CL: Acho que a mera citação de uma marca não deveria gerar indenização a menos que se comprove que tal exposição gerou danos injustificados ao seu titular. Não me parece ser o caso da citação do Rivotril em “O Mecanismo”. Se assim não fosse, Caetano não poderia ter citado a Coca-Cola em “Alegria, Alegria”. Em “Baticum”, Chico Buarque cita Macintosh, JB, Carrefour, Benneton, Warner, Globo, Sanyo... De novo: a regra é a liberdade de expressão artística. É preciso um motivo forte para impedir o exercício de um direito tão básico.

BR|Arte: Um dos assuntos mais comentados têm sido as falas que ocorreram na vida real entre Sergio Machado e Romero Jucá, e na obra foram ditas pelo personagem que interpreta o ex-presidente Lula. No que isso pode implicar juridicamente contra a produtora?

CL: Poder, pode. Mas, na minha opinião, para gerar direto a indenização seria necessário que o texto se pretendesse verídico, documental. Isso, sim, seria falsear fatos. Colocar palavras parecidas com as que o Jucá disse na boca de um personagem parecido com o Lula não é o mesmo que afirmar que Lula efetivamente disse aquilo.

BR|Arte: O Sr. poderia informar como os juízes têm avaliado os casos de danos morais contra a honra e imagem de pessoas retratadas em produções cinematográficas?


Pôster do filme "O que é isso Companheiro?"

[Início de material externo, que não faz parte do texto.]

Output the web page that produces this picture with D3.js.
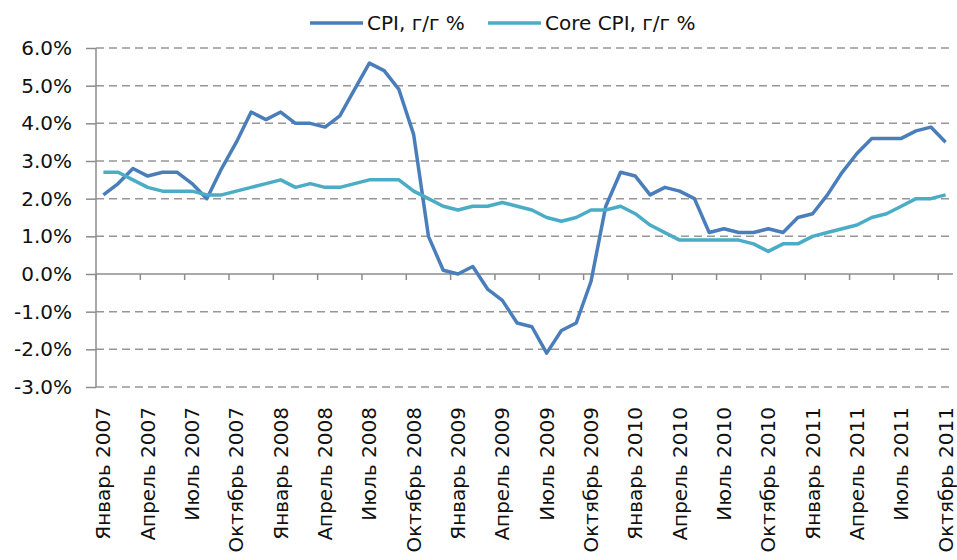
<!DOCTYPE html>
<html>
<head>
<meta charset="utf-8">
<script src="https://cdn.jsdelivr.net/npm/d3@7"></script>
<style>
  body { margin: 0; background: #fff; }
  text { font-family: "DejaVu Sans", sans-serif; fill: #111; }
</style>
</head>
<body>
<div id="chart"></div>
<script>
// month labels and years (Jan 2007 .. Oct 2011)
var monthNames = ["Январь", "Февраль", "Март", "Апрель", "Май", "Июнь",
  "Июль", "Август", "Сентябрь", "Октябрь", "Ноябрь", "Декабрь"];
var years = [2007, 2008, 2009, 2010, 2011];

// CPI, y/y %
var cpi = [
  2.1, 2.4, 2.8, 2.6, 2.7, 2.7, 2.4, 2.0, 2.8, 3.5, 4.3, 4.1,
  4.3, 4.0, 4.0, 3.9, 4.2, 4.9, 5.6, 5.4, 4.9, 3.7, 1.0, 0.1,
  0.0, 0.2, -0.4, -0.7, -1.3, -1.4, -2.1, -1.5, -1.3, -0.2, 1.8, 2.7,
  2.6, 2.1, 2.3, 2.2, 2.0, 1.1, 1.2, 1.1, 1.1, 1.2, 1.1, 1.5,
  1.6, 2.1, 2.7, 3.2, 3.6, 3.6, 3.6, 3.8, 3.9, 3.5
];

// Core CPI, y/y %
var coreCpi = [
  2.7, 2.7, 2.5, 2.3, 2.2, 2.2, 2.2, 2.1, 2.1, 2.2, 2.3, 2.4,
  2.5, 2.3, 2.4, 2.3, 2.3, 2.4, 2.5, 2.5, 2.5, 2.2, 2.0, 1.8,
  1.7, 1.8, 1.8, 1.9, 1.8, 1.7, 1.5, 1.4, 1.5, 1.7, 1.7, 1.8,
  1.6, 1.3, 1.1, 0.9, 0.9, 0.9, 0.9, 0.9, 0.8, 0.6, 0.8, 0.8,
  1.0, 1.1, 1.2, 1.3, 1.5, 1.6, 1.8, 2.0, 2.0, 2.1
];

var yTicks = [-3, -2, -1, 0, 1, 2, 3, 4, 5, 6];
var seriesNames = ["CPI, г/г %", "Core CPI, г/г %"];
var seriesColors = ["#4a7ebb", "#4bacc6"];

// build category labels
var categories = [];
years.forEach(function (y) {
  monthNames.forEach(function (m) { categories.push(m + " " + y); });
});
categories = categories.slice(0, cpi.length);

var margin = { top: 48, right: 4, bottom: 173, left: 96 },
  width = 957 - margin.left - margin.right,
  height = 560 - margin.top - margin.bottom;

var svg = d3.select("#chart")
  .append("svg")
  .attr("width", 957)
  .attr("height", 560)
  .append("g")
  .attr("transform", "translate(" + margin.left + "," + margin.top + ")");

var x = d3.scaleBand()
  .domain(categories)
  .range([0, width])
  .padding(0);

var y = d3.scaleLinear()
  .domain([-3, 6])
  .range([height, 0]);

// dashed gridlines
svg.selectAll(".grid")
  .data(yTicks.filter(function (d) { return d !== 0; }))
  .enter().append("line")
  .attr("class", "grid")
  .attr("x1", 0)
  .attr("x2", width)
  .attr("y1", function (d) { return y(d); })
  .attr("y2", function (d) { return y(d); })
  .style("stroke", "#969696")
  .style("stroke-width", 1.5)
  .style("stroke-dasharray", "8,5");

// y axis
var yAxis = d3.axisLeft(y)
  .tickValues(yTicks)
  .tickSize(10)
  .tickPadding(14)
  .tickFormat(function (d) { return d.toFixed(1) + "%"; });

var yg = svg.append("g").call(yAxis);
yg.selectAll("path, line").style("stroke", "#8c8c8c").style("stroke-width", 1.5);
yg.selectAll("text").style("font-size", "20px").attr("fill", "#111");
yg.select(".domain").attr("d", "M0," + y(-3) + "V" + y(6));

// x axis along 0%
var tickCats = categories.filter(function (d, i) { return i % 3 === 0; });
var xg = svg.append("g").attr("transform", "translate(0," + y(0) + ")");
xg.append("line")
  .attr("x1", 0).attr("x2", width)
  .style("stroke", "#8c8c8c").style("stroke-width", 1.5);
xg.selectAll(".xtick")
  .data(tickCats)
  .enter().append("line")
  .attr("class", "xtick")
  .attr("x1", function (d) { return x(d); })
  .attr("x2", function (d) { return x(d); })
  .attr("y1", 0).attr("y2", 6)
  .style("stroke", "#8c8c8c").style("stroke-width", 1.5);

// x labels at bottom, rotated
svg.selectAll(".xlabel")
  .data(tickCats)
  .enter().append("text")
  .attr("class", "xlabel")
  .attr("transform", function (d) {
    return "translate(" + (x(d) + x.bandwidth() / 2 + 7) + "," + (height + 20) + ") rotate(-90)";
  })
  .attr("text-anchor", "end")
  .style("font-size", "20px")
  .text(function (d) { return d; });

// lines
var line = d3.line()
  .x(function (d, i) { return x(categories[i]) + x.bandwidth() / 2; })
  .y(function (d) { return y(d); });

[cpi, coreCpi].forEach(function (series, k) {
  svg.append("path")
    .datum(series)
    .attr("d", line)
    .style("fill", "none")
    .style("stroke", seriesColors[k])
    .style("stroke-width", 3.5)
    .style("stroke-linejoin", "round");
});

// legend
var legendX = [310, 488];
var legend = d3.select("#chart svg").selectAll(".legend")
  .data(seriesNames)
  .enter().append("g")
  .attr("class", "legend")
  .attr("transform", function (d, i) { return "translate(" + legendX[i] + ",23)"; });

legend.append("line")
  .attr("x1", 0).attr("x2", 53)
  .style("stroke", function (d, i) { return seriesColors[i]; })
  .style("stroke-width", 3.5);

legend.append("text")
  .attr("x", 57)
  .attr("y", 7)
  .style("font-size", "20px")
  .text(function (d) { return d; });
</script>
</body>
</html>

CL: A jurisprudência é escassa. Um caso parecido aconteceu no filme “O Que é Isso,

Companheiro?”, de Bruno Barreto. A família de Virgílio Gomes da Silva, um guerrilheiro já falecido, ajuizou ação reparatória de danos morais contra os produtores, alegando que um determinado personagem representava a pessoa falecida, embora disfarçadamente. Na primeira instância, o juiz deferiu o pedido da família, mas em segunda instância o Tribunal de Justiça do RJ reverteu a decisão, acolhendo a tese da produtora.

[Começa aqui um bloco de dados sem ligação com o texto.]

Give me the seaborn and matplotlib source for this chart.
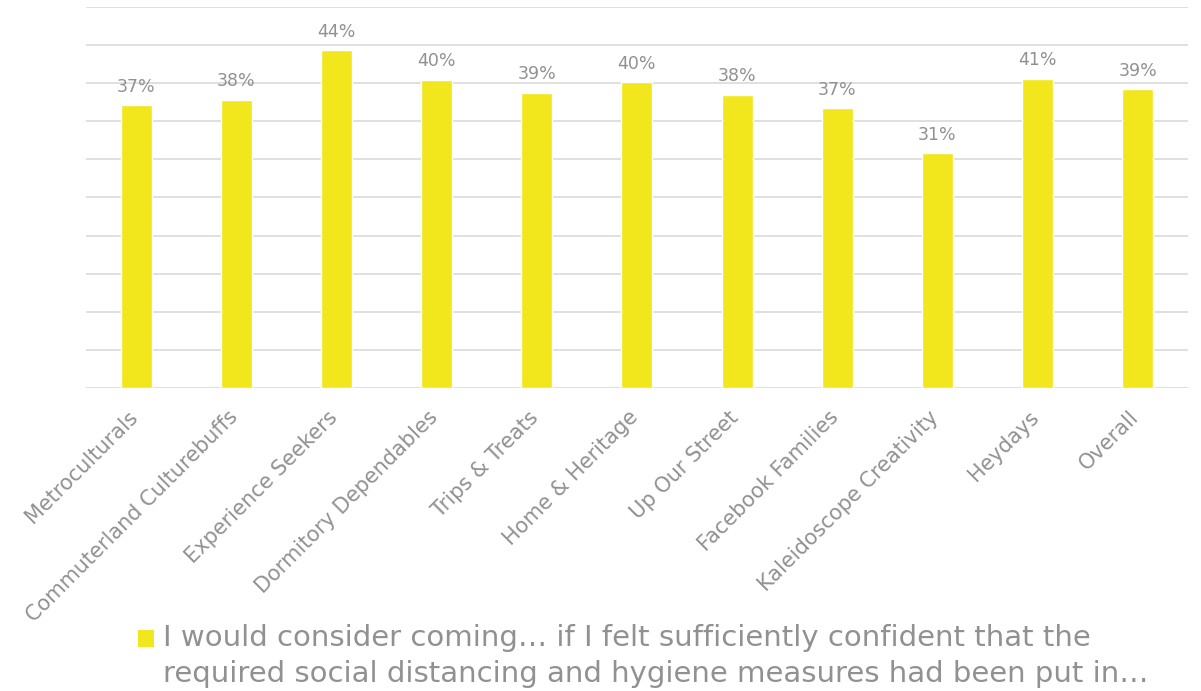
import matplotlib
matplotlib.use("Agg")
import matplotlib.pyplot as plt
import matplotlib.transforms as mtransforms
import seaborn as sns
import pandas as pd
from matplotlib.patches import Patch

categories = ["Metroculturals", "Commuterland Culturebuffs", "Experience Seekers",
              "Dormitory Dependables", "Trips & Treats", "Home & Heritage",
              "Up Our Street", "Facebook Families", "Kaleidoscope Creativity",
              "Heydays", "Overall"]
values = [37.1, 37.8, 44.3, 40.4, 38.7, 40.1, 38.5, 36.7, 30.8, 40.6, 39.2]
series_name = ("I would consider coming\u2026 if I felt sufficiently confident that the\n"
               "required social distancing and hygiene measures had been put in\u2026")

df = pd.DataFrame({"segment": categories, "value": values})

sns.set_theme(style="white")
plt.rcParams['font.family'] = ['DejaVu Sans']

BAR = "#F2E61C"
GREY = "#919191"

fig = plt.figure(figsize=(12.01, 6.91), dpi=100)
ax = fig.add_axes([0.0716, 0.4385, 0.9174, 0.5515])

sns.barplot(data=df, x="segment", y="value", color=BAR, width=0.31,
            saturation=1, ax=ax, zorder=3)

ax.set_ylim(0, 50)
ax.set_xlim(-0.5, len(categories) - 0.5)
ax.set_yticks(range(0, 51, 5))
ax.yaxis.grid(True, color="#DADADA", linewidth=1.2, zorder=0)
ax.set_axisbelow(True)
ax.tick_params(axis="y", left=False, labelleft=False)
ax.tick_params(axis="x", bottom=False, pad=2)
for s in ax.spines.values():
    s.set_visible(False)
ax.set_xlabel("")
ax.set_ylabel("")

ax.set_xticks(range(len(categories)))
ax.set_xticklabels(categories, rotation=45, ha="right", rotation_mode="anchor",
                   color=GREY, fontsize=15)
offset = mtransforms.ScaledTranslation(-9 / 100, -8 / 100, fig.dpi_scale_trans)
for lbl in ax.get_xticklabels():
    lbl.set_transform(lbl.get_transform() + offset)

for c in ax.containers:
    ax.bar_label(c, labels=[f"{v:.0f}%" for v in values], padding=7,
                 color=GREY, fontsize=12.5)

handle = Patch(facecolor=BAR, edgecolor="none")
leg = fig.legend([handle], [series_name], loc="lower left",
                 bbox_to_anchor=(0.1005, -0.021), frameon=False, fontsize=21,
                 labelcolor=GREY, handlelength=0.55, handleheight=0.55,
                 handletextpad=0.3, borderaxespad=0.2)
for t in leg.get_texts():
    t.set_linespacing(1.38)
h = leg.legend_handles[0]
h.set_y(h.get_y() + 13)

fig.savefig("out.png", dpi=100)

BR|Arte: Até que ponto uma produtora tem liberdade de retratar uma biografia ou eventos baseados em fatos reais, sem que tenha obtido as autorizações de imagem de todas as pessoas retratadas?

CL: O STF já decidiu, por unanimidade, na famosa Ação Direta de Inconstitucionalidade sobre as “biografias não autorizadas”, que a produção de obras biográficas não depende de autorização prévia. Ainda assim, qualquer um pode buscar indenização a posteriori, ou seja, depois que a obra foi exibida, alegando violação à honra, por exemplo. Aí a margem de subjetividade cresce e fica difícil prever o resultado de uma ação judicial. Por isso, a obtenção de autorização prévia do retratado pode ser uma estratégia interessante de redução de riscos, além de ser uma exigência de muitos exibidores e, em geral, dos editais de financiamento público do audiovisual. Ninguém quer comprar risco.